What GuyExpo has offered over the years is a large, one-off market; the sort of event that small vendors in the art and craft, agro-processing and beauty and fashion sectors wish for. That is why more than 250 vendors turned up at Sophia. However, most of those with whom this newspaper spoke were thankful rather than overwhelmed.
Janette Patterson owns Janet Amerindian Handicraft & Art Products at Santa Mission. She told Stabroek Business that insofar as sales were concerned there was simply no comparison between last weekend’s Business Exposition and the much more lucrative GuyExpo. For her, however, the value of this year’s event reposed in the opportunity it provided to engage new potential customers.
More fundamentally, Patterson is concerned that there is no significant local market for Amerindian craft. Growing the market, she believes, will depend on promoting the country’s tourism potential far more aggressively. Harvesting Tibisiri, an essential raw material for the Amerindian craft industry, is also a challenge. The sustained felling of trees by operators in the timber industry has meant that Tibisiri gatherers are required to travel further distances to acquire the commodity. Patterson says too that it is only at high-profile events that she can secure reasonable prices for her products.
Chris Clarke persists with what she says is a less than enterprising business. Christine’s Creative Craft specializes in dolls made of banana leaves and tie-dye fabric. She admitted that she had gone to the Business Expedition out of hope rather than expectation. When Stabroek Business spoke with her she appeared buoyant, though, up to early Sunday afternoon, she had not made a single sale.
It was the same with the other vendors. They had gone to the Business Exposition not really knowing what to expect so that the modest turnout and the fewer than expected sales did not appear to disappoint them, at least not overwhelmingly so.
Clive Rodway owns Zaf Manufacturing Company and had traveled from Number 71 Village, Corentyne to test the market for his curry powder and jerk seasoning. Over the first two days of the event he had sold 300 one-pound packets of curry powder and perhaps the same quantity of jerk seasoning. That was what all he had taken to the Expo, so that he could not have been disappointed at the outcome. He said the event had enabled him to secure a level of public awareness of his product that went way beyond the modest Corentyne market. That, for him, was a major marketing accomplishment.
Vashti Harlequin had not previously exhibited at Sophia. She had, however, taken her crocheted clothing to events in North America and the Caribbean.
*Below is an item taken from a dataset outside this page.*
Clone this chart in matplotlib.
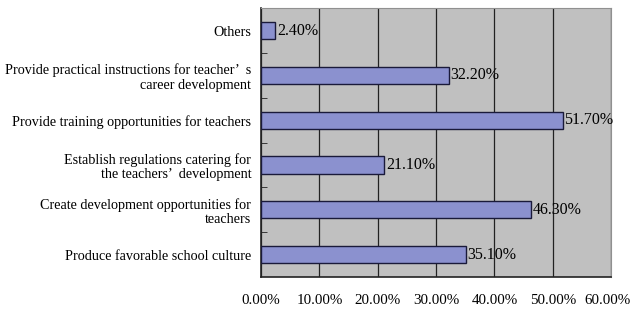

The Business Exposition was to be a first time test on the local market. Some of her evening dresses are priced at around $45,000 and their newness to the market meant that potential customers were content to contemplate them as a possible option rather than to make purchases. Guyana, she says, is “a difficult market.” She is prepared to use events like the Business Exposition to allow her creations to grow on local woman.
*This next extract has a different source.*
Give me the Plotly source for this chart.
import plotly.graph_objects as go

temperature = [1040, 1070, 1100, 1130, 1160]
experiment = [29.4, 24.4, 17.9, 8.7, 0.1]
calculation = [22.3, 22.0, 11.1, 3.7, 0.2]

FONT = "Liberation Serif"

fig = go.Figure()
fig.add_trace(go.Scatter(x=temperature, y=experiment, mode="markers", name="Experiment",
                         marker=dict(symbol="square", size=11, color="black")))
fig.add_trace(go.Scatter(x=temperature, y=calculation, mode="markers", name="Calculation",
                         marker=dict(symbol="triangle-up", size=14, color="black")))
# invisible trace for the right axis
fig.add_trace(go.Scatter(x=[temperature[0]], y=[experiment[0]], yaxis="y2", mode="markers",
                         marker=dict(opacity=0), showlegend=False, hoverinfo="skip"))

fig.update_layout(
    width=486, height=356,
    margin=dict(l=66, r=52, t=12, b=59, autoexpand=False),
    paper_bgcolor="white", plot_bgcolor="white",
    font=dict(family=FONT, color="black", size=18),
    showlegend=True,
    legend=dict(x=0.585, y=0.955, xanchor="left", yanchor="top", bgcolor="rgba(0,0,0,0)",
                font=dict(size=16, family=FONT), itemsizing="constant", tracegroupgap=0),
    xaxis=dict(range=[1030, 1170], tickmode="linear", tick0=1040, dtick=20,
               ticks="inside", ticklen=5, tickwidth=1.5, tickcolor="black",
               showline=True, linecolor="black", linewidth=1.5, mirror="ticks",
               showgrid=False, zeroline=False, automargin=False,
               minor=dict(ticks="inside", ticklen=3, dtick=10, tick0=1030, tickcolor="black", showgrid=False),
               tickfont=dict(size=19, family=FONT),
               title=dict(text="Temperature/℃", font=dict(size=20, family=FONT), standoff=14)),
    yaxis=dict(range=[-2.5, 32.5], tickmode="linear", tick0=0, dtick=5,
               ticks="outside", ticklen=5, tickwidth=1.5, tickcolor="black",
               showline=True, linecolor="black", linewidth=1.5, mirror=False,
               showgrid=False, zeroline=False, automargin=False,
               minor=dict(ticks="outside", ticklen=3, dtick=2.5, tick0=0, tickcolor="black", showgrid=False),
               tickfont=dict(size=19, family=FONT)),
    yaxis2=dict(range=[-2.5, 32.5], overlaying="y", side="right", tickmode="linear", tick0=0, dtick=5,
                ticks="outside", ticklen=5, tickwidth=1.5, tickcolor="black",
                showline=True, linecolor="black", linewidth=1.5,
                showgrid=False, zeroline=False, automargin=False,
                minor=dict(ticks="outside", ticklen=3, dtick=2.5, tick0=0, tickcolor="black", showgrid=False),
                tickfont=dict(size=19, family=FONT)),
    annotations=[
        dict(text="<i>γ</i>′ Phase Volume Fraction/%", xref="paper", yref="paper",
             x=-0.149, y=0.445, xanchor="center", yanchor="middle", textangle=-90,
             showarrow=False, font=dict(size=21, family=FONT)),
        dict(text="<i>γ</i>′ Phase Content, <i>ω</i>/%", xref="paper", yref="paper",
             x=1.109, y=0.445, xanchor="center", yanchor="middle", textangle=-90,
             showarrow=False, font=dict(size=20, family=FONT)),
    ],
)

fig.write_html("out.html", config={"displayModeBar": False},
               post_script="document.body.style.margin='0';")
There was, perhaps, for too little evidence of an Amerindian presence at Sophia last weekend. The event, after all, would have been intended, in large measure, to bring their creations from the remote regions to the coastal market. This newspaper counted about a dozen stalls, all of them offering craft. There was a sameness about what was on offer and the lack of sales raises once again the viability of the market. The is a modest spike in sales in September, Indigenous Heritage Month, but on the whole there appears to be a greater market preference for the cheap Chinese ornaments.
Lavern Edmondson, an Amerindian craftswoman from Santa Mission who resides at Timehri does a modest wholesale business with vendors outside the Guyana Post Office on Robb Street. She appeared to understand that the opportunity afforded by the Business Exposition had to do more with “working the market” than with “getting sales.” Still, she told Stabroek Business, the Sophia event would allow her to raise her asking prices above those that she got from the pavement vendors.
It was, it seems, a better outing for the vendors offering processed food products than for the others. These days, there are higher standards of bottling, packaging and labelling. Imported condiments still appear to hold the edge on the local market, but consumers now appear more prepared to patronise the local manufacturers.
By Sunday evening, the final day of the event, the agro processors were reporting that at least 50 per cent of the goods that they had taken to Sophia had been sold. None of the other vendors could come even close to matching that claim.
To its considerable credit, Sterling Products Ltd supported 11 of the agro processors by providing packaging for their products and financing their display boards. The company also provided accommodation for the vendors residing outside of Georgetown. In a sense, Sterling Products can take a considerable measure of credit for the success realized by the agro processors at Sophia.
Amongst the vendors with whom the Stabroek Business spoke there appeared to be a consensus that the event may have been under-advertised. There appeared to be a clamour for more events of the kind though the vendors favour keeping GuyExpo. For all the distraction afforded by the loud music and the entertainment, GuyExpo, they say, serves a purpose which the Business Exposition cannot replicate. That is not to say that they are dismissing the value of the event. “Let’s see what happens next year,” was one vendor’s parting remark.